Optimization of FEM models for welding residual stress analysis using the modal method

Welding processes may cause undesirable residual stresses, and their detection is possible using different methods. Some residual stress detection methods are destructive or semi-destructive, therefore not always applicable. Some methods are non-destructive, but complex and high cost. One possible non-destructive method to detect welding residual stresses, lower cost than the current techniques, is being studied by some researchers. This method is based in the phenomenon which structure natural frequencies vary when welding residual stress is applied. It consists in measuring the structure natural frequencies after welding, and comparing them to natural frequency values considered ideal values obtained from finite element method simulation. However, the welding process simulation is not trivial; it implies at least four finite element analyses which can be executed in different manners. The aim of this study is to analyze which parameters can improve FE model performance for obtaining simulation results closer to experiments. In this study, five models were developed.
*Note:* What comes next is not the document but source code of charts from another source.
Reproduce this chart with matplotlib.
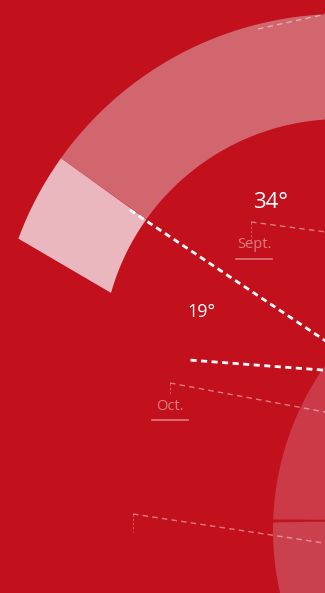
import numpy as np
import matplotlib
matplotlib.use('Agg')
import matplotlib.pyplot as plt

# data
degrees = ['34°', '19°']
months = ['Sept.', 'Oct.']

# geometry of the ring fragment (pixel space of the crop)
ring_center = (341, 358)
ring_r = (239, 344)
band_span = (55, 144.5)          # pale band, degrees
seg_outer = (144.5, 159.7)       # light cap segment, outer edge
seg_inner = (144.6, 164.2)       # light cap segment, inner edge

ray_center = (375, 374)
ray_angles = [146.2, 175.7]
ray_start = [295, 185]

thin_starts = [(251, 222), (170, 383), (133, 514), (258, 29)]
thin_slopes = [0.133, 0.187, 0.152, -0.22]
tick_len = [18, 12, 18, 0]

disc_center = (559, 530)
disc_r = 286

bg = '#c2101d'
plt.rcParams['font.family'] = ['Open Sans', 'DejaVu Sans']

fig = plt.figure(figsize=(3.25, 5.93), dpi=100)
fig.patch.set_facecolor(bg)
ax = fig.add_axes([0, 0, 1, 1])
ax.set_facecolor(bg)
ax.set_xlim(0, 325)
ax.set_ylim(593, 0)
ax.axis('off')


def arc(c, r, a0, a1, n=200):
    t = np.radians(np.linspace(a0, a1, n))
    return c[0] + r * np.cos(t), c[1] - r * np.sin(t)


# pale band
xo, yo = arc(ring_center, ring_r[1], band_span[0], band_span[1])
xi, yi = arc(ring_center, ring_r[0], band_span[1], band_span[0])
ax.fill(np.r_[xo, xi], np.r_[yo, yi], color='#d2666f', lw=0)

# light cap
xo, yo = arc(ring_center, ring_r[1], seg_outer[0], seg_outer[1], 40)
xi, yi = arc(ring_center, ring_r[0], seg_inner[1], seg_inner[0], 40)
ax.fill(np.r_[xo, xi], np.r_[yo, yi], color='#e9b7bd', lw=0)

# big disc lower right
t = np.radians(np.linspace(90, 270, 300))
dx = disc_center[0] + disc_r * np.cos(t)
dy = disc_center[1] - disc_r * np.sin(t)
up = dy <= 520
ax.fill(np.r_[dx[up], 400], np.r_[dy[up], 520], color='#cd3a47', lw=0)
lo = dy >= 520
ax.fill(np.r_[dx[lo], 400], np.r_[dy[lo], 520], color='#ca404d', lw=0)
ax.plot([273, 325], [520.5, 520.5], color='#b0202c', lw=0.5, alpha=0.6)

# thick dotted rays
for a, r0 in zip(ray_angles, ray_start):
    rr = np.array([r0, 20])
    x = ray_center[0] + rr * np.cos(np.radians(a))
    y = ray_center[1] - rr * np.sin(np.radians(a))
    ax.plot(x, y, color='white', lw=2.0, linestyle=(0, (2.2, 1.6)),
            solid_capstyle='butt', dash_capstyle='butt')

# thin dashed guides
for (x0, y0), s, tl in zip(thin_starts, thin_slopes, tick_len):
    x1 = 340
    ax.plot([x0, x1], [y0, y0 + s * (x1 - x0)], color='white', alpha=0.45,
            lw=1.0, linestyle=(0, (4, 3)))
    if tl:
        ax.plot([x0, x0], [y0, y0 + tl], color='white', alpha=0.35,
                lw=0.6, linestyle=(0, (3, 2)))

# labels
ax.text(270, 202, degrees[0], color='white', fontsize=16, ha='center', va='center')
ax.text(201, 312, degrees[1], color='white', fontsize=13, ha='center', va='center')

month_pos = [(254, 245), (170, 406)]
for m, (x, y) in zip(months, month_pos):
    ax.text(x, y, m, color='white', alpha=0.45, fontsize=10.5, ha='center', va='center')
    ax.plot([x - 18, x + 18], [y + 13.5, y + 13.5], color='white', alpha=0.4, lw=1.3)

fig.savefig('out.png', dpi=100, facecolor=bg)
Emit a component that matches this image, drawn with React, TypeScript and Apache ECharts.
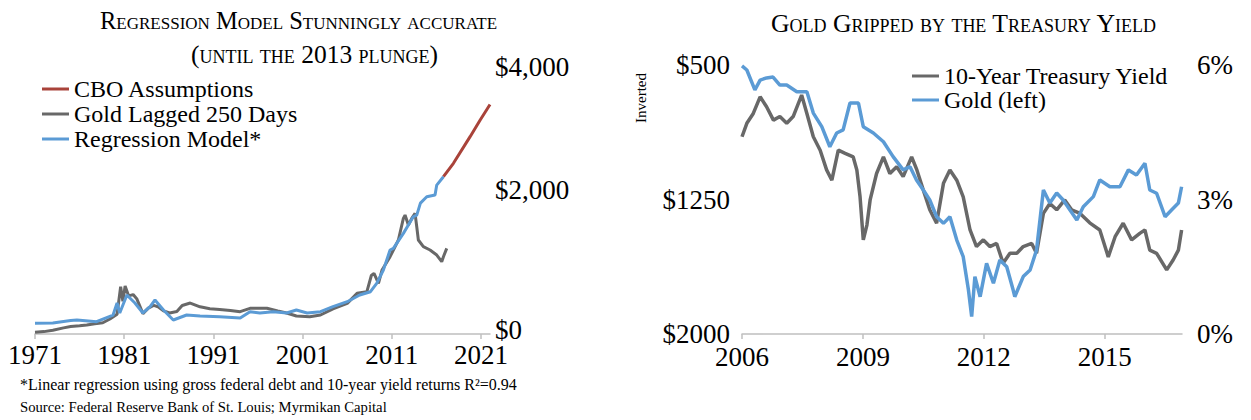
import React, { useEffect, useRef } from 'react';
import * as echarts from 'echarts';

const FONT = "'Liberation Serif', 'Times New Roman', serif";

// ---------- Left chart data ----------
const leftTicks = [1971, 1981, 1991, 2001, 2011, 2021];

const cboAssumptions: [number, number][] = [
  [2016.78, 2313], [2017.9, 2510], [2019.77, 2902], [2020.9, 3147], [2022, 3375],
];

const goldLagged250: [number, number][] = [
  [1971, 25], [1972, 35], [1973, 55], [1974.2, 90], [1975, 110], [1976, 120], [1976.8, 132],
  [1977.7, 150], [1978.6, 165], [1979.4, 220], [1980.2, 290], [1980.6, 696], [1980.85, 480],
  [1981.1, 706], [1981.5, 560], [1982, 580], [1982.4, 520], [1983.1, 300], [1983.7, 380],
  [1984.3, 420], [1984.8, 400], [1985.4, 340], [1986.1, 310], [1986.9, 330], [1987.5, 420],
  [1988.4, 455], [1989.5, 400], [1990.6, 370], [1991.7, 360], [1992.9, 345], [1994, 328],
  [1995.1, 378], [1996.2, 377], [1997, 378], [1998.2, 340], [1999.2, 309], [2000.3, 265],
  [2001.8, 255], [2003, 279], [2004.4, 370], [2006, 451], [2007.1, 598], [2008.2, 622],
  [2008.7, 860], [2009, 892], [2009.5, 745], [2009.9, 941], [2010.8, 1137], [2011.73, 1382],
  [2012.29, 1700], [2012.48, 1749], [2012.85, 1602], [2013.23, 1700], [2013.6, 1774],
  [2013.79, 1578], [2013.97, 1382], [2014.53, 1284], [2015.28, 1235], [2016.03, 1161],
  [2016.59, 1063], [2016.78, 1137], [2017.15, 1259],
];

const regressionModel: [number, number][] = [
  [1971, 157], [1973, 162], [1975, 200], [1975.7, 206], [1977.9, 181], [1979.75, 279],
  [1980.2, 456], [1980.5, 309], [1981.3, 573], [1982.2, 456], [1983.1, 309], [1983.9, 402],
  [1984.45, 500], [1985.4, 353], [1986.5, 206], [1988, 279], [1989.5, 265], [1991.7, 255],
  [1994, 235], [1995.1, 328], [1996.2, 309], [1997.7, 328], [1999.2, 309], [2000.3, 353],
  [2001.5, 309], [2003, 328], [2004.4, 402], [2006, 475], [2007.4, 573], [2008.6, 622],
  [2009.3, 745], [2010.05, 941], [2010.8, 1235], [2011.17, 1259], [2012.29, 1480],
  [2013.4, 1724], [2013.79, 1749], [2014.2, 1925], [2014.91, 2019], [2015.84, 2043],
  [2016.03, 2190], [2016.78, 2313],
];

// ---------- Right chart data ----------
const rightTicks = [2006, 2009, 2012, 2015];
const goldTicks = [500, 1250, 2000];

const goldPrice: [number, number][] = [
  [2006.0, 505], [2006.12, 528], [2006.32, 639], [2006.45, 584], [2006.61, 572], [2006.77, 567],
  [2006.94, 612], [2007.11, 612], [2007.36, 649], [2007.61, 649], [2007.77, 768], [2007.98, 844],
  [2008.18, 956], [2008.35, 879], [2008.51, 862], [2008.68, 712], [2008.89, 712], [2009.01, 844],
  [2009.26, 879], [2009.51, 928], [2009.75, 1011], [2010.0, 1085], [2010.17, 1067], [2010.33, 1141],
  [2010.5, 1197], [2010.66, 1253], [2010.83, 1346], [2011.0, 1383], [2011.16, 1346], [2011.33, 1476],
  [2011.49, 1569], [2011.62, 1755], [2011.7, 1903], [2011.78, 1680], [2011.91, 1792], [2012.07, 1606],
  [2012.24, 1717], [2012.4, 1587], [2012.57, 1625], [2012.73, 1755], [2012.77, 1792], [2012.98, 1680],
  [2013.15, 1643], [2013.31, 1532], [2013.48, 1197], [2013.64, 1270], [2013.81, 1214], [2013.97, 1253],
  [2014.14, 1309], [2014.31, 1364], [2014.47, 1290], [2014.72, 1234], [2014.88, 1141], [2015.13, 1179],
  [2015.38, 1179], [2015.59, 1085], [2015.79, 1113], [2016.0, 1048], [2016.12, 1197], [2016.29, 1215],
  [2016.5, 1346], [2016.66, 1309], [2016.83, 1270], [2016.91, 1179],
];

const treasuryYield: [number, number][] = [
  [2006.0, 4.4], [2006.12, 4.7], [2006.28, 4.92], [2006.45, 5.29], [2006.61, 5.07], [2006.78, 4.77],
  [2006.94, 4.85], [2007.11, 4.7], [2007.27, 4.85], [2007.48, 5.33], [2007.61, 4.92], [2007.77, 4.4],
  [2007.94, 4.1], [2008.1, 3.66], [2008.23, 3.43], [2008.39, 4.1], [2008.56, 4.03], [2008.76, 3.95],
  [2008.85, 3.66], [2008.93, 3.06], [2009.01, 2.1], [2009.1, 2.43], [2009.18, 2.99], [2009.34, 3.58],
  [2009.51, 3.95], [2009.67, 3.58], [2009.84, 3.73], [2010.0, 3.51], [2010.21, 3.95], [2010.34, 3.66],
  [2010.5, 3.21], [2010.66, 2.77], [2010.83, 2.47], [2011.0, 3.36], [2011.16, 3.66], [2011.33, 3.43],
  [2011.49, 3.06], [2011.66, 2.32], [2011.82, 1.95], [2011.99, 2.1], [2012.15, 1.95], [2012.32, 2.02],
  [2012.48, 1.58], [2012.65, 1.8], [2012.82, 1.8], [2012.98, 1.95], [2013.19, 2.02], [2013.31, 1.8],
  [2013.48, 2.69], [2013.64, 2.91], [2013.81, 2.77], [2014.01, 2.99], [2014.18, 2.77], [2014.39, 2.69],
  [2014.63, 2.48], [2014.88, 2.32], [2015.09, 1.72], [2015.26, 2.17], [2015.46, 2.47], [2015.67, 2.1],
  [2015.88, 2.25], [2016.0, 2.32], [2016.12, 1.87], [2016.29, 1.8], [2016.54, 1.43], [2016.7, 1.65],
  [2016.83, 1.87], [2016.91, 2.32],
];

// ---------- Texts ----------
const titleLeft1 = 'Regression Model Stunningly accurate';
const titleLeft2 = '(until the 2013 plunge)';
const titleRight = 'Gold Gripped by the Treasury Yield';
const footnote1 = '*Linear regression using gross federal debt and 10-year yield returns R\u00B2=0.94';
const footnote2 = 'Source: Federal Reserve Bank of St. Louis; Myrmikan Capital';
const smallCapsTexts = [titleLeft1, titleLeft2, titleRight];

const RED = '#A9433A';
const GRAY = '#686868';
const BLUE = '#5B9BD5';
const AXIS = '#BFBFBF';

const baseText = { fontFamily: FONT, color: '#000' };
const labelRich = {
  hi: { fontFamily: FONT, fontSize: 27, color: '#000', padding: [10, 0, 0, 0] },
  mid: { fontFamily: FONT, fontSize: 27, color: '#000', padding: [0, 0, 16, 0] },
  lo: { fontFamily: FONT, fontSize: 27, color: '#000', padding: [0, 0, 8, 0] },
};
const dollarLabel = (v: number) => {
  const t = '$' + v.toLocaleString('en-US');
  if (v === 0) return '{lo|' + t + '}';
  if (v === 2000) return '{mid|' + t + '}';
  return '{hi|' + t + '}';
};

const option: any = {
  animation: false,
  backgroundColor: '#fff',
  grid: [
    { left: 35, top: 62, width: 455, height: 272 },
    { left: 742, top: 65, width: 440, height: 269 },
  ],
  legend: [
    {
      data: ['CBO Assumptions', 'Gold Lagged 250 Days', 'Regression Model*'],
      orient: 'vertical', left: 37, top: 72, icon: 'rect', itemWidth: 27, itemHeight: 3, itemGap: 1,
      textStyle: { ...baseText, fontSize: 24 }, selectedMode: false,
    },
    {
      data: ['10-Year Treasury Yield', 'Gold (left)'],
      orient: 'vertical', left: 907, top: 59, icon: 'rect', itemWidth: 27, itemHeight: 3, itemGap: 0,
      textStyle: { ...baseText, fontSize: 24 }, selectedMode: false,
    },
  ],
  xAxis: [
    {
      type: 'value', gridIndex: 0, min: 1971, max: 2022,
      axisLine: { show: true, lineStyle: { color: AXIS, width: 1.5 } },
      axisTick: { show: true, customValues: leftTicks, length: 5, lineStyle: { color: AXIS, width: 1.5 } },
      axisLabel: { customValues: leftTicks, ...baseText, fontSize: 27, lineHeight: 22, margin: 10, formatter: (v: number) => String(v) },
      splitLine: { show: false },
    },
    {
      type: 'value', gridIndex: 1, min: 2006, max: 2016.92,
      axisLine: { show: true, lineStyle: { color: AXIS, width: 1.5 } },
      axisTick: { show: true, customValues: rightTicks, length: 5, lineStyle: { color: AXIS, width: 1.5 } },
      axisLabel: { customValues: rightTicks, ...baseText, fontSize: 27, lineHeight: 22, margin: 12, formatter: (v: number) => String(v) },
      splitLine: { show: false },
    },
  ],
  yAxis: [
    {
      type: 'value', gridIndex: 0, position: 'right', min: 0, max: 4000, interval: 2000,
      axisLine: { show: false }, axisTick: { show: false }, splitLine: { show: false },
      axisLabel: { ...baseText, fontSize: 27, margin: 5, formatter: dollarLabel, rich: labelRich },
    },
    {
      type: 'value', gridIndex: 1, position: 'left', inverse: true, min: 500, max: 2000,
      axisLine: { show: false }, axisTick: { show: false }, splitLine: { show: false },
      axisLabel: { customValues: goldTicks, ...baseText, fontSize: 27, lineHeight: 20, margin: 12, formatter: (v: number) => '$' + v },
    },
    {
      type: 'value', gridIndex: 1, position: 'right', min: 0, max: 6, interval: 3,
      axisLine: { show: false }, axisTick: { show: false }, splitLine: { show: false },
      axisLabel: { ...baseText, fontSize: 27, lineHeight: 20, margin: 15, formatter: (v: number) => v + '%' },
    },
  ],
  series: [
    {
      name: 'Gold Lagged 250 Days', type: 'line', xAxisIndex: 0, yAxisIndex: 0, data: goldLagged250,
      showSymbol: false, symbol: 'none', lineStyle: { color: GRAY, width: 3 }, itemStyle: { color: GRAY }, z: 2,
    },
    {
      name: 'CBO Assumptions', type: 'line', xAxisIndex: 0, yAxisIndex: 0, data: cboAssumptions,
      showSymbol: false, symbol: 'none', lineStyle: { color: RED, width: 3 }, itemStyle: { color: RED }, z: 3,
    },
    {
      name: 'Regression Model*', type: 'line', xAxisIndex: 0, yAxisIndex: 0, data: regressionModel,
      showSymbol: false, symbol: 'none', lineStyle: { color: BLUE, width: 3 }, itemStyle: { color: BLUE }, z: 4,
    },
    {
      name: '10-Year Treasury Yield', type: 'line', xAxisIndex: 1, yAxisIndex: 2, data: treasuryYield,
      showSymbol: false, symbol: 'none', lineStyle: { color: GRAY, width: 3.5 }, itemStyle: { color: GRAY }, z: 2,
    },
    {
      name: 'Gold (left)', type: 'line', xAxisIndex: 1, yAxisIndex: 1, data: goldPrice,
      showSymbol: false, symbol: 'none', lineStyle: { color: BLUE, width: 3.5 }, itemStyle: { color: BLUE }, z: 3,
    },
  ],
  graphic: [
    { type: 'text', x: 100, y: 20, style: { text: titleLeft1, fontFamily: FONT, fontSize: 24.5, fill: '#000', textAlign: 'left', textVerticalAlign: 'middle' } },
    { type: 'text', x: 191, y: 54, style: { text: titleLeft2, fontFamily: FONT, fontSize: 25.5, fill: '#000', textAlign: 'left', textVerticalAlign: 'middle' } },
    { type: 'text', x: 771, y: 23, style: { text: titleRight, fontFamily: FONT, fontSize: 25.7, fill: '#000', textAlign: 'left', textVerticalAlign: 'middle' } },
    { type: 'text', x: 641, y: 98, rotation: Math.PI / 2, style: { text: 'Inverted', fontFamily: FONT, fontSize: 15, fill: '#000', textAlign: 'center', textVerticalAlign: 'middle' } },
    { type: 'text', x: 20, y: 384, style: { text: footnote1, fontFamily: FONT, fontSize: 16, fill: '#000', textAlign: 'left', textVerticalAlign: 'middle' } },
    { type: 'text', x: 20, y: 407, style: { text: footnote2, fontFamily: FONT, fontSize: 14.7, fill: '#000', textAlign: 'left', textVerticalAlign: 'middle' } },
  ],
};

export default function App() {
  const ref = useRef<HTMLDivElement>(null);
  useEffect(() => {
    const el = ref.current!;
    const chart = echarts.init(el, null, { renderer: 'svg' });
    chart.setOption(option);
    const applySmallCaps = () => {
      el.querySelectorAll('text').forEach((t) => {
        if (smallCapsTexts.includes((t.textContent || '').trim())) {
          (t as SVGTextElement).style.fontVariant = 'small-caps';
        }
      });
    };
    applySmallCaps();
    chart.on('finished', applySmallCaps);
    return () => chart.dispose();
  }, []);
  return <div ref={ref} style={{ position: 'absolute', left: 0, top: 0, width: 1251, height: 420 }} />;
}
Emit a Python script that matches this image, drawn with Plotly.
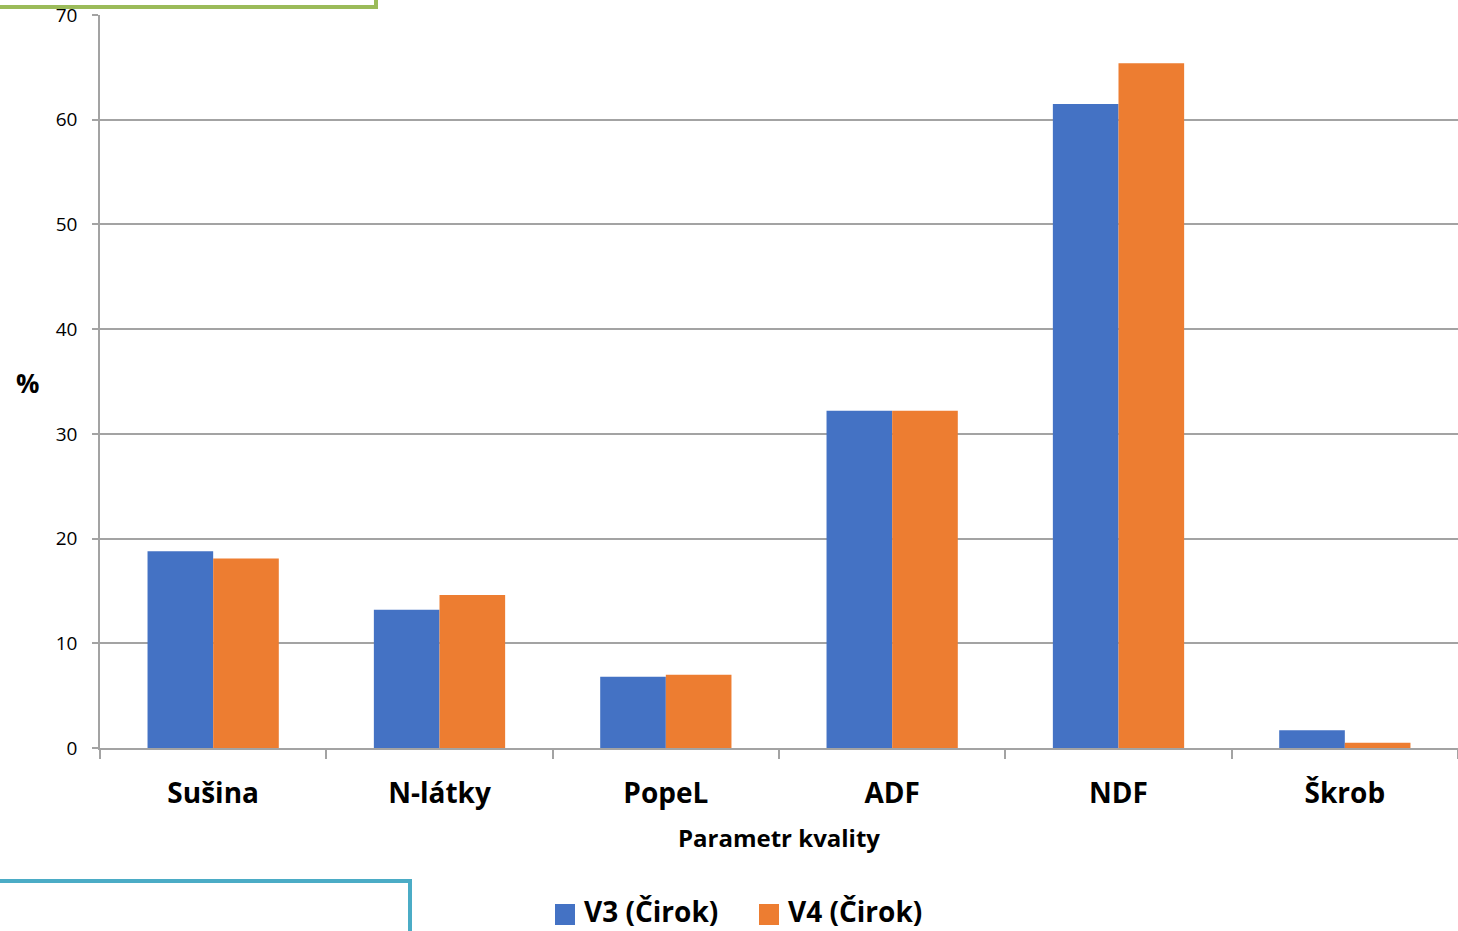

It was observed that models using 2D shell elements generate better results than models using 3D solid elements. In addition, it was observed that the symmetry technique which can be used in plate simulations leads to significant lower computational times, but affect modal results and, in addition, do not generate natural frequency values for all vibrational modes; therefore, the symmetry technique should be avoided in this type of analysis. The birth and death technique, which simulates filler metal deposition, was also analyzed. Finally, this work proposes to use interpolation technique for the natural frequency values to evaluate the modal result variation due to welding residual stresses.